PROBLEM DESCRIPTION:
Give the number of lines in the data that hold the string "matplotlib". Nothing else is needed.

# # # #

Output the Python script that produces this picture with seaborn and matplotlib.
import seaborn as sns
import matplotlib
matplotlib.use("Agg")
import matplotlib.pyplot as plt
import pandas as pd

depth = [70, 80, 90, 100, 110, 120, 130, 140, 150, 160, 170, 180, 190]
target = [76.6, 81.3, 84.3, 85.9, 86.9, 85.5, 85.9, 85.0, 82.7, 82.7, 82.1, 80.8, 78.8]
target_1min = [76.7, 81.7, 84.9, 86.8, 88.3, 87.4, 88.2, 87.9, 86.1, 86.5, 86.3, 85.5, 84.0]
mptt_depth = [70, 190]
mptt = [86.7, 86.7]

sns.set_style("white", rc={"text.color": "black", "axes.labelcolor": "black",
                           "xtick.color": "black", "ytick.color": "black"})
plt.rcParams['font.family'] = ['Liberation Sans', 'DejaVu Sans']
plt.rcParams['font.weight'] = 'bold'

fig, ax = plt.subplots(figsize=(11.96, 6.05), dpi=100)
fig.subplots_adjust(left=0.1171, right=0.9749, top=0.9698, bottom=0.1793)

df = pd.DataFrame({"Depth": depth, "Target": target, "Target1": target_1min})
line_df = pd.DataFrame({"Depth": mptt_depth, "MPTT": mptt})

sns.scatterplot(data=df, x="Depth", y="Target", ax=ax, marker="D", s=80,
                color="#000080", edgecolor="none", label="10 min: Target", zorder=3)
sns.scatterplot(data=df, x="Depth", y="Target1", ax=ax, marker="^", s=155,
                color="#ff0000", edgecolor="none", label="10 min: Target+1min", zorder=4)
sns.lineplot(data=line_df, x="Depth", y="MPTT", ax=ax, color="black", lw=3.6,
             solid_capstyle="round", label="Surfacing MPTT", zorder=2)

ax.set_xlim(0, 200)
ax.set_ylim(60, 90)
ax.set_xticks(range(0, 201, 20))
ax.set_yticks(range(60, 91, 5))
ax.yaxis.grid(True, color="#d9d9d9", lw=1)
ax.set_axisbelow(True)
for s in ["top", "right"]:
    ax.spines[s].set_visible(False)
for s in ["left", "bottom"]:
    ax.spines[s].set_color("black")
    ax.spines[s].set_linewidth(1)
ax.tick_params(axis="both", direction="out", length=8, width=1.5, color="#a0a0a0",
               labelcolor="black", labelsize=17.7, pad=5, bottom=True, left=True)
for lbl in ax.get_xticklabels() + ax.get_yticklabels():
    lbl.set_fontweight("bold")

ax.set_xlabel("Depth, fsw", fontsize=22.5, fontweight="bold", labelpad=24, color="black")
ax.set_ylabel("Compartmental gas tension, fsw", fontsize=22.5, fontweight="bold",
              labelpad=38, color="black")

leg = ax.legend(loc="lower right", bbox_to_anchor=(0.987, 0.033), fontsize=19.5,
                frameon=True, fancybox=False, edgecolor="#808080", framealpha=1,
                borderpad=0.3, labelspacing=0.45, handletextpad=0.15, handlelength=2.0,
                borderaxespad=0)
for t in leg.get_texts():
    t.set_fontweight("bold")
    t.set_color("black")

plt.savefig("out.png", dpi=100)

# # # #

RESULT FOR THIS EXERCISE:
4